France’s Cassandre Beaugrand yesterday won gold in the women’s triathlon at the Paris Olympics, cheered on by a delighted crowd as the hosts’ gamble to hold the swim stage of the race in the Seine River paid off after days of uncertainty.
The triathlon, a central showpiece of the Paris Games, started and finished at the Pont Alexandre III bridge at the heart of the French capital, taking athletes along a section of the Champs-Elysees and past more Parisian landmarks including the Musee d’Orsay.
The men’s triathlon had been scheduled for Tuesday but, after the river failed water quality tests, was postponed to after the women’s race.
Photo: Bloomberg
The women began their competition at 8am, just as overnight rain was easing, with the triathlon offering spectacular views as they swam in the Seine before racing their bikes and running into central Paris.
A handful of athletes crashed off their bicycles after slipping on the wet cobblestones of the Champs-Elysees.
World No. 1 Beaugrand broke away on the last lap of the run stage and was fueled to the finish line by ecstatic cheers from crowds lining the streets. Switzerland’s Julie Derron won silver and Britain’s Beth Potter took bronze.

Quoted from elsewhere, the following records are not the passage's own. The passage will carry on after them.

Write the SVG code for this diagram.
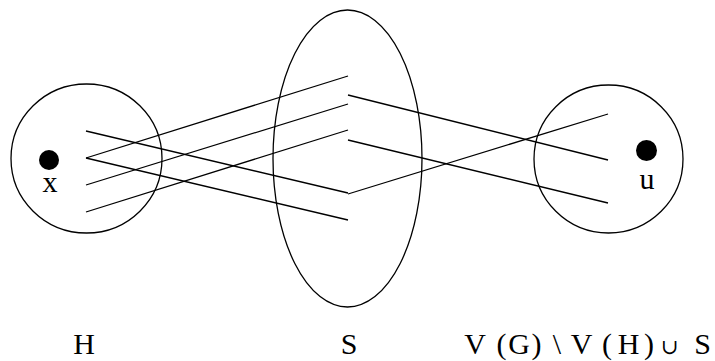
<svg xmlns="http://www.w3.org/2000/svg" width="715" height="361" viewBox="0 0 715 361">
<style>
.set{fill:none;stroke:#000;stroke-width:1.3}
.dot{fill:#000;stroke:none}
.lbl{font-family:"Liberation Serif","DejaVu Serif",serif;font-size:30px;fill:#000;text-anchor:middle}
.cup{font-size:21px}
#edges line{stroke:#000;stroke-width:1.3}
</style>
<rect width="715" height="361" fill="#fff"/>
<g id="H">
<ellipse class="set" cx="86.5" cy="158.5" rx="75.5" ry="74.5"/>
<circle class="dot" cx="49" cy="160" r="10"/>
<text class="lbl" x="50" y="192">x</text>
<text class="lbl" x="84" y="354">H</text>
</g>
<g id="S">
<ellipse class="set" cx="347.5" cy="158.5" rx="74.5" ry="148.5"/>
<text class="lbl" x="349" y="354">S</text>
</g>
<g id="R">
<ellipse class="set" cx="608.5" cy="159" rx="74.5" ry="74"/>
<circle class="dot" cx="646.5" cy="150.5" r="10.5"/>
<text class="lbl" x="647" y="189">u</text>
<text class="lbl" x="475 501.5 519 536.5 557 581.5 607 628.5 649 669.5 702.5" y="354">V(G)\V(H)<tspan class="cup">∪</tspan>S</text>
</g>
<g id="edges">
<line x1="86" y1="158" x2="348" y2="76"/>
<line x1="86" y1="185" x2="348" y2="104"/>
<line x1="86" y1="212" x2="348" y2="130"/>
<line x1="86" y1="131" x2="348" y2="193"/>
<line x1="86" y1="158" x2="348" y2="220"/>
<line x1="348" y1="95" x2="608" y2="160"/>
<line x1="348" y1="140" x2="608" y2="203"/>
<line x1="348" y1="194" x2="608" y2="114"/>
</g>
</svg>
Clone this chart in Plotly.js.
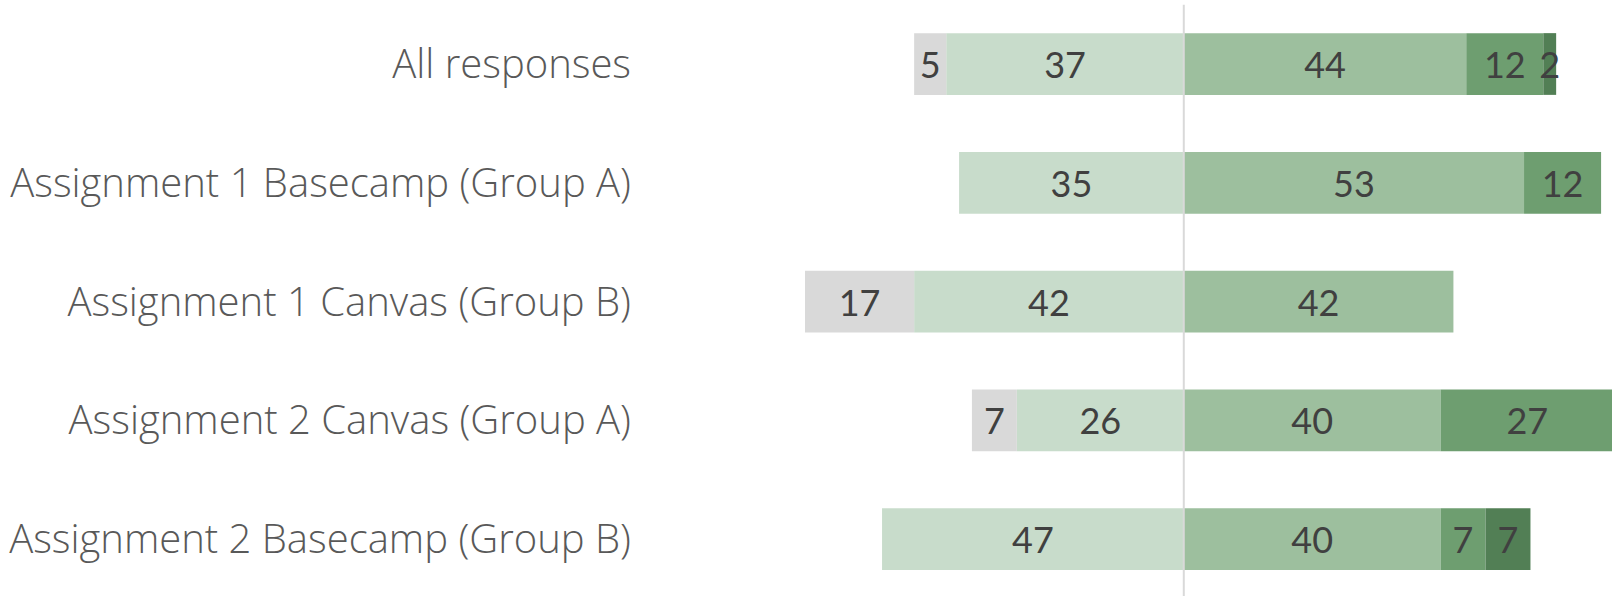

The races going ahead would have come as a relief for teams and athletes, as well as for Paris authorities who have promised residents a swimmable Seine as a long-term legacy of the Games, with the triathlon a very public test.
“We have achieved in four years what has been impossible for a century: the Seine is swimmable,” French President Emmanuel Macron wrote on social media after the race.
The gamble that the river would be clean enough for the triathlon was never guaranteed to pay off as water quality varies widely day-to-day, with rainfall causing concentrations of infection-causing bacteria such as Escherichia coli to rise.
“I have no doubts about the quality of the Seine, we’ve swum in worse water,” Beaugrand said after her victory, adding that scrapping the swim and holding a duathlon — the organizers’ last resort if the river had been too dirty — would have been “shameful” for the sport.